Rental machines have a place when expectations are realistic:

  • Small spot cleaning (single spill)
  • One-time pet accident in a tight area
  • Emergency “company is coming” touch-up

If you want safe, practical DIY spotting guidance, use our internal spot-cleaning tips:
How To Spot Clean Carpet & Upholstery.

Warranty and Maintenance: Don’t Guess

If warranty coverage matters to you, follow the feel-good advice that is also the correct advice:
follow the manufacturer’s published maintenance instructions.
Shaw’s carpet care guidance, for example, discusses professional hot water extraction on a routine schedule.
The Carpet & Rug Institute also publishes cleaning and maintenance standards and recommended intervals.

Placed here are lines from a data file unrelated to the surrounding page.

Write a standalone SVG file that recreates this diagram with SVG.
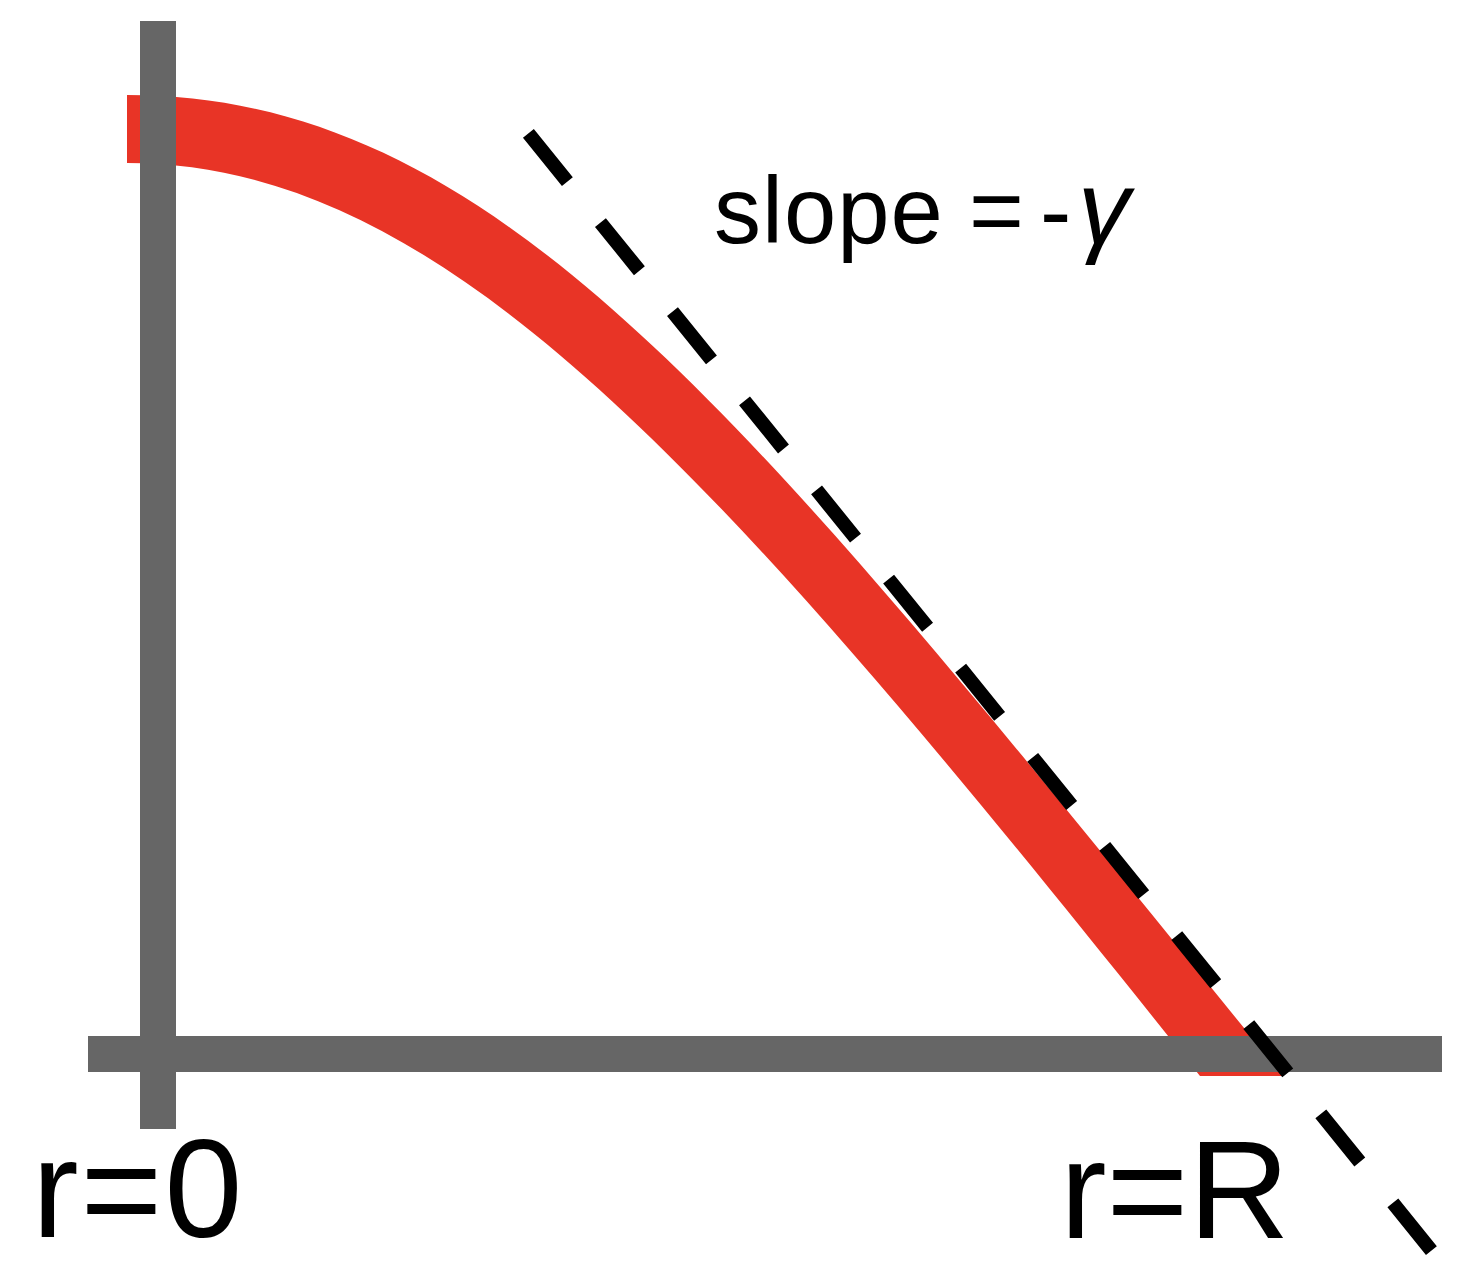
<svg xmlns="http://www.w3.org/2000/svg" width="1470" height="1288" viewBox="0 0 1470 1288">
  <style>
    .axis { fill: #666666; }
    .curve { fill: #E83426; }
    .tangent { fill: none; stroke: #000000; stroke-width: 14; stroke-dasharray: 62 52.6; }
    .label { font-family: "Liberation Sans", Arial, sans-serif; fill: #000000; }
  </style>
  <rect width="1470" height="1288" fill="#ffffff"/>
  <g id="curve">
    <path class="curve" d="M127,95 C507,95 763,436.4 1283,1076 L1200,1076 C725,480 450,163 127,163 Z"/>
  </g>
  <g id="axes">
    <rect id="y-axis" class="axis" x="140" y="21" width="36" height="1108"/>
    <rect id="x-axis" class="axis" x="88" y="1036" width="1354" height="36"/>
  </g>
  <g id="connectors">
    <line class="tangent" x1="528.4" y1="133.4" x2="1431.4" y2="1250.6"/>
  </g>
  <g id="slope-label">
    <text class="label" x="714" y="243" font-size="94" letter-spacing="1">slope <tspan x="969" letter-spacing="0">=</tspan> <tspan x="1040" letter-spacing="0">-</tspan><tspan x="1078" font-size="104" font-style="italic" letter-spacing="0">γ</tspan></text>
  </g>
  <g id="r0-label">
    <text class="label" x="32" y="1237" font-size="140" letter-spacing="2">r=0</text>
  </g>
  <g id="rR-label">
    <text class="label" x="1060" y="1238" font-size="140">r=R</text>
  </g>
</svg>
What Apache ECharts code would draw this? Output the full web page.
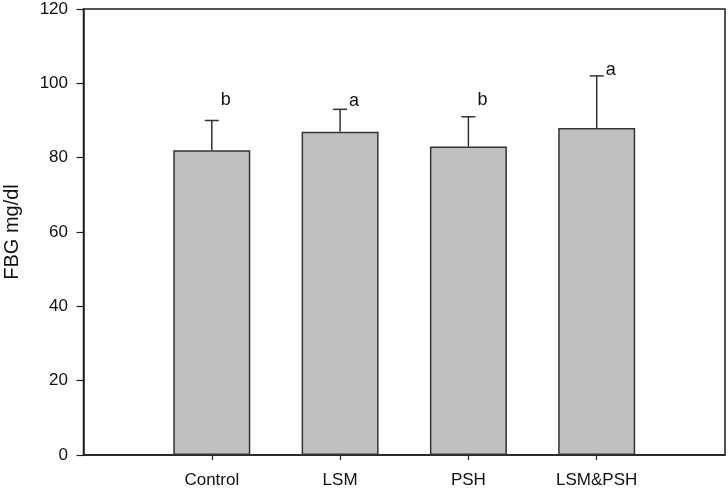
<!DOCTYPE html>
<html>
<head>
<meta charset="utf-8">
<script src="https://cdn.jsdelivr.net/npm/echarts@6/dist/echarts.min.js"></script>
<style>
  * { margin: 0; padding: 0; }
  body { background: #fff; }
  #main { width: 728px; height: 490px; }
</style>
</head>
<body>
<div id="main"></div>
<script>
  // data
  var categories = ['Control', 'LSM', 'PSH', 'LSM&PSH'];
  var means = [82, 87, 83, 88];
  var errUpper = [90, 93, 91, 102];   // top of error bar
  var letters = ['b', 'a', 'b', 'a'];
  var letterY = [95.5, 95.2, 95.5, 103.6];
  var yTicks = [0, 20, 40, 60, 80, 100, 120];

  // empty slot on each side of the axis, as in the original figure
  var axisData = [''].concat(categories, ['']);
  var barData = [null].concat(means, [null]);
  var errData = categories.map(function (c, i) { return [i + 1, means[i], errUpper[i]]; });
  var letterData = categories.map(function (c, i) { return [i + 1, letterY[i], letters[i]]; });

  var font = 'Liberation Sans, Arial, sans-serif';
  var ink = '#1e1e1e';

  var chart = echarts.init(document.getElementById('main'));
  chart.setOption({
    animation: false,
    backgroundColor: '#fff',
    grid: {
      left: 83.5, right: 3, top: 9, bottom: 35,
      outerBoundsMode: 'none',
      show: true, borderColor: ink, borderWidth: 1.5, backgroundColor: 'transparent'
    },
    xAxis: {
      type: 'category',
      data: axisData,
      boundaryGap: false,
      axisLine: { lineStyle: { color: ink, width: 1.5 } },
      axisTick: {
        length: 5,
        lineStyle: { color: ink, width: 1.2 },
        interval: function (idx, val) { return val !== ''; }
      },
      axisLabel: {
        interval: 0, margin: 17, color: '#111', fontSize: 17, fontFamily: font
      },
      splitLine: { show: false }
    },
    yAxis: {
      type: 'value',
      min: yTicks[0],
      max: yTicks[yTicks.length - 1],
      interval: 20,
      name: 'FBG mg/dl',
      nameLocation: 'middle',
      nameGap: 61,
      nameTextStyle: { color: '#111', fontSize: 20, fontFamily: font },
      axisLine: { show: true, lineStyle: { color: ink, width: 1.5 } },
      axisTick: { show: true, length: 7, lineStyle: { color: ink, width: 1.2 } },
      axisLabel: { margin: 15.5, color: '#111', fontSize: 17, fontFamily: font },
      splitLine: { show: false }
    },
    series: [
      {
        type: 'bar',
        data: barData,
        barWidth: 77,
        itemStyle: { color: '#c0c0c0', borderColor: '#333', borderWidth: 1.5 },
        z: 2
      },
      {
        type: 'custom',
        data: errData,
        z: 3,
        renderItem: function (params, api) {
          var top = api.coord([api.value(0), api.value(2)]);
          var base = api.coord([api.value(0), api.value(1)]);
          var style = { stroke: '#333', lineWidth: 1.5 };
          return {
            type: 'group',
            children: [
              { type: 'line', shape: { x1: top[0], y1: base[1], x2: top[0], y2: top[1] }, style: style },
              { type: 'line', shape: { x1: top[0] - 7, y1: top[1], x2: top[0] + 7, y2: top[1] }, style: style }
            ]
          };
        }
      },
      {
        type: 'custom',
        data: letterData,
        z: 4,
        renderItem: function (params, api) {
          var p = api.coord([api.value(0), api.value(1)]);
          return {
            type: 'text',
            x: p[0] + 14,
            y: p[1],
            style: {
              text: letters[params.dataIndex],
              fill: '#111',
              font: '18px ' + font,
              align: 'center',
              verticalAlign: 'middle'
            }
          };
        }
      }
    ]
  });
</script>
</body>
</html>
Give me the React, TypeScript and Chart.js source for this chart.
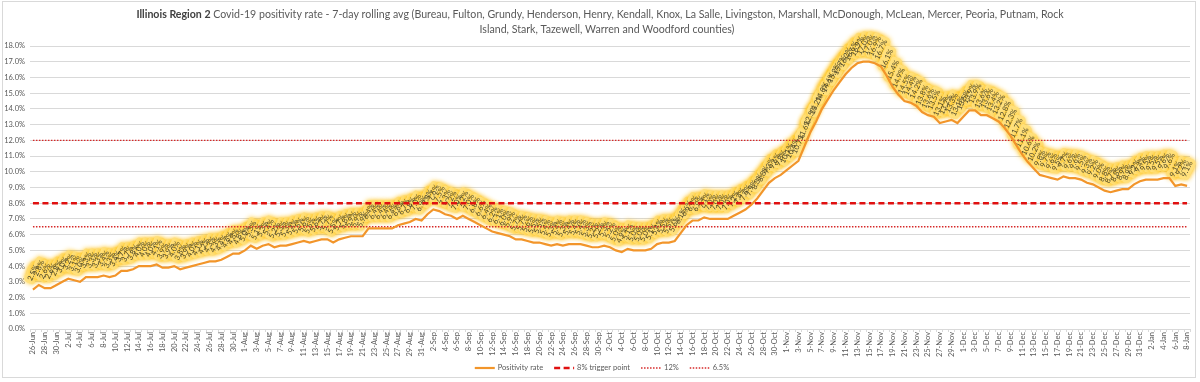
import React, { useEffect, useRef } from "react";
import { Chart, registerables } from "chart.js";
Chart.register(...registerables);

// ---- categories (daily, 26-Jun to 8-Jan) ----
const monthSpans: [string, number, number][] = [
  ["Jun", 26, 30], ["Jul", 1, 31], ["Aug", 1, 31], ["Sep", 1, 30],
  ["Oct", 1, 31], ["Nov", 1, 30], ["Dec", 1, 31], ["Jan", 1, 8],
];
const categories: string[] = monthSpans.flatMap(([m, a, b]) =>
  Array.from({ length: b - a + 1 }, (_, k) => `${a + k}-${m}`)
);

// ---- positivity rate (%), by month ----
const junVals = [2.5, 2.8, 2.6, 2.6, 2.8];
const julVals = [3.0, 3.2, 3.1, 3.0, 3.3, 3.3, 3.3, 3.4, 3.3, 3.4, 3.7, 3.7, 3.8, 4.0, 4.0, 4.0, 4.1, 3.9, 3.9, 4.0, 3.8, 3.9, 4.0, 4.1, 4.2, 4.3, 4.3, 4.4, 4.6, 4.8, 4.8];
const augVals = [5.0, 5.3, 5.1, 5.3, 5.4, 5.2, 5.3, 5.3, 5.4, 5.5, 5.6, 5.5, 5.6, 5.7, 5.7, 5.5, 5.7, 5.8, 5.9, 5.9, 5.9, 6.4, 6.4, 6.4, 6.4, 6.4, 6.6, 6.7, 6.8, 7.0, 6.9];
const sepVals = [7.3, 7.6, 7.5, 7.3, 7.2, 7.0, 7.2, 7.0, 6.8, 6.6, 6.4, 6.2, 6.1, 6.0, 5.9, 5.7, 5.7, 5.6, 5.5, 5.5, 5.4, 5.3, 5.4, 5.3, 5.4, 5.4, 5.4, 5.3, 5.2, 5.2];
const octVals = [5.3, 5.2, 5.0, 4.9, 5.1, 5.0, 5.0, 5.0, 5.1, 5.4, 5.5, 5.5, 5.6, 6.1, 6.6, 6.9, 6.9, 7.1, 7.0, 7.0, 7.0, 7.0, 7.2, 7.4, 7.6, 7.9, 8.3, 8.8, 9.3, 9.6, 9.8];
const novVals = [10.1, 10.4, 10.7, 11.6, 12.5, 13.2, 14.0, 14.6, 15.2, 15.7, 16.2, 16.6, 16.9, 17.0, 17.0, 16.9, 16.7, 16.1, 15.4, 14.9, 14.5, 14.4, 14.2, 13.8, 13.6, 13.5, 13.1, 13.2, 13.3, 13.1];
const decVals = [13.5, 13.9, 13.9, 13.6, 13.6, 13.4, 13.2, 12.8, 12.3, 11.7, 11.1, 10.6, 10.2, 9.8, 9.7, 9.6, 9.5, 9.7, 9.6, 9.6, 9.5, 9.3, 9.2, 9.0, 8.8, 8.7, 8.8, 8.9, 8.9, 9.2, 9.4];
const janVals = [9.5, 9.5, 9.5, 9.6, 9.6, 9.1, 9.2, 9.1];
const positivity: number[] = [...junVals, ...julVals, ...augVals, ...sepVals, ...octVals, ...novVals, ...decVals, ...janVals];

// ---- thresholds ----
const TRIGGER = 8;
const HIGH = 12;
const LOW = 6.5;

const seriesNames = ["Positivity rate", "8% trigger point", "12%", "6.5%"];
const TITLE_BOLD = "Illinois Region 2";
const TITLE_REST = " Covid-19 positivity rate - 7-day rolling avg (Bureau, Fulton, Grundy, Henderson, Henry, Kendall, Knox, La Salle, Livingston, Marshall, McDonough, McLean, Mercer, Peoria, Putnam, Rock";
const TITLE_LINE2 = "Island, Stark, Tazewell, Warren and Woodford counties)";

const FONT = "Lato, 'Open Sans', sans-serif";
const ORANGE = "#F2952A";
const RED = "#E01010";
const DOT_RED = "#D62828";

const framePlugin = {
  id: "frame",
  beforeDraw(chart: any) {
    const ctx = chart.ctx;
    ctx.save();
    ctx.fillStyle = "#ffffff";
    ctx.fillRect(0, 0, chart.width, chart.height);
    ctx.strokeStyle = "#d9d9d9";
    ctx.lineWidth = 1;
    ctx.strokeRect(2.5, 1.5, 1193, 376);
    ctx.restore();
  },
};

const titlePlugin = {
  id: "customTitle",
  afterDraw(chart: any) {
    const ctx = chart.ctx;
    ctx.save();
    const size = 10.6;
    const bold = `bold ${size}px ${FONT}`;
    const normal = `${size}px ${FONT}`;
    ctx.textBaseline = "middle";
    ctx.font = bold;
    const wb = ctx.measureText(TITLE_BOLD).width;
    ctx.font = normal;
    const wn = ctx.measureText(TITLE_REST).width;
    const x0 = 600 - (wb + wn) / 2;
    ctx.textAlign = "left";
    ctx.fillStyle = "#404040";
    ctx.font = bold;
    ctx.fillText(TITLE_BOLD, x0, 15);
    ctx.fillStyle = "#595959";
    ctx.font = normal;
    ctx.fillText(TITLE_REST, x0 + wb, 15);
    ctx.textAlign = "center";
    ctx.fillText(TITLE_LINE2, 607, 30);
    ctx.restore();
  },
};

const labelPlugin = {
  id: "glowLabels",
  beforeDatasetsDraw(chart: any) {
    const meta = chart.getDatasetMeta(0);
    const vals = chart.data.datasets[0].data as number[];
    const ctx = chart.ctx;
    const angle = (-65 * Math.PI) / 180;
    const off = 17;
    ctx.save();
    ctx.font = `7.5px ${FONT}`;
    ctx.textAlign = "center";
    ctx.textBaseline = "middle";
    ctx.lineJoin = "round";
    meta.data.forEach((pt: any, i: number) => {
      const t = vals[i].toFixed(1) + "%";
      ctx.save();
      ctx.translate(pt.x, pt.y - off);
      ctx.rotate(angle);
      ctx.shadowColor = "rgba(255,190,0,0.95)";
      ctx.shadowBlur = 5;
      ctx.strokeStyle = "rgba(255,224,125,0.97)";
      ctx.lineWidth = 6.5;
      ctx.strokeText(t, 0, 0);
      ctx.restore();
    });
    ctx.fillStyle = "#4a4528";
    meta.data.forEach((pt: any, i: number) => {
      const t = vals[i].toFixed(1) + "%";
      ctx.save();
      ctx.translate(pt.x, pt.y - off);
      ctx.rotate(angle);
      ctx.fillText(t, 0, 0);
      ctx.restore();
    });
    ctx.restore();
  },
};

const legendPlugin = {
  id: "customLegend",
  afterDraw(chart: any) {
    const ctx = chart.ctx;
    const ds = chart.data.datasets;
    ctx.save();
    ctx.font = `7.5px ${FONT}`;
    ctx.textBaseline = "middle";
    ctx.textAlign = "left";
    const box = 20, gap = 3, itemGap = 11;
    const widths = ds.map((d: any) => box + gap + ctx.measureText(d.label).width);
    const total = widths.reduce((a: number, b: number) => a + b, 0) + itemGap * (ds.length - 1);
    let x = 602 - total / 2;
    const y = 368;
    ds.forEach((d: any, i: number) => {
      ctx.beginPath();
      ctx.strokeStyle = d.borderColor;
      ctx.lineWidth = d.borderWidth;
      ctx.setLineDash(d.borderDash || []);
      ctx.moveTo(x, y);
      ctx.lineTo(x + box, y);
      ctx.stroke();
      ctx.setLineDash([]);
      ctx.fillStyle = "#595959";
      ctx.fillText(d.label, x + box + gap, y);
      x += widths[i] + itemGap;
    });
    ctx.restore();
  },
};

export default function App() {
  const ref = useRef<HTMLCanvasElement | null>(null);
  useEffect(() => {
    document.body.style.margin = "0";
    if (!ref.current) return;
    const chart = new Chart(ref.current, {
      type: "line",
      data: {
        labels: categories,
        datasets: [
          { label: seriesNames[0], data: positivity, borderColor: ORANGE, borderWidth: 2.2, pointRadius: 0, tension: 0, fill: false },
          { label: seriesNames[1], data: categories.map(() => TRIGGER), borderColor: RED, borderWidth: 2.4, borderDash: [6, 3.5], pointRadius: 0, fill: false },
          { label: seriesNames[2], data: categories.map(() => HIGH), borderColor: DOT_RED, borderWidth: 1.4, borderDash: [1.5, 1.5], pointRadius: 0, fill: false },
          { label: seriesNames[3], data: categories.map(() => LOW), borderColor: DOT_RED, borderWidth: 1.4, borderDash: [1.5, 1.5], pointRadius: 0, fill: false },
        ],
      },
      options: {
        animation: false,
        responsive: false,
        events: [],
        layout: { padding: { top: 46, left: 0, right: 10, bottom: 0 } },
        plugins: { legend: { display: false }, title: { display: false }, tooltip: { enabled: false } },
        scales: {
          x: {
            type: "category",
            offset: true,
            afterFit: (s: any) => { s.height = 53; },
            grid: { drawOnChartArea: false, drawTicks: true, tickLength: 3, color: "#d9d9d9", offset: true },
            border: { display: true, color: "#d9d9d9" },
            ticks: {
              autoSkip: false,
              maxRotation: 90,
              minRotation: 90,
              padding: 0,
              color: "#595959",
              font: { family: FONT, size: 7.5 },
              callback: (_v: any, i: number) => (i % 2 === 0 ? categories[i] : ""),
            },
          },
          y: {
            min: 0,
            max: 18,
            afterFit: (s: any) => { s.width = 30; },
            grid: { color: "#d9d9d9", drawTicks: false },
            border: { display: false },
            ticks: {
              stepSize: 1,
              padding: 5,
              color: "#595959",
              font: { family: FONT, size: 7.5 },
              callback: (v: any) => Number(v).toFixed(1) + "%",
            },
          },
        },
      },
      plugins: [framePlugin, labelPlugin, titlePlugin, legendPlugin],
    });
    return () => chart.destroy();
  }, []);
  return (
    <div style={{ width: 1200, height: 382 }}>
      <canvas ref={ref} width={1200} height={382} style={{ width: 1200, height: 382, display: "block" }} />
    </div>
  );
}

They Didn’t Know It Could Look Better

We hear variations of the same line after a first professional cleaning:

“It hasn’t looked this good since the day it was first laid.”

The difference is not “magic.” It is stronger extraction, better rinsing, controlled moisture, and a consistent method.
If you want to see the equipment side of it, review:
System Used for Carpet & Upholstery Cleaning.

Ready for a Real Deep Clean?

If you want results without the wet-carpet stress, call 248-506-5308
or book online here:
Contact Elite Carpet & Upholstery Cleaning.

Want the service overview first? Start here:
Carpet Steam Cleaning in Michigan.

FAQ – Renting a Carpet Cleaning Machine

Why doesn’t DIY carpet cleaning work well?

Rental machines typically lack strong heat, suction, and true rinse power. They can overwet carpet, leave residue behind,
and trigger wicking (old soil rising back up).

Are rental machines okay for spot cleaning?

Yes—small spills or single pet accidents can be manageable if you use the machine carefully and avoid over-wetting.
For wall-to-wall deep cleaning, professional services are usually more effective.

Can DIY cleaning affect carpet warranties?

Some manufacturers specify periodic professional hot water extraction and/or documentation as part of maintenance guidance.
If warranty compliance matters, follow the manufacturer’s published care instructions.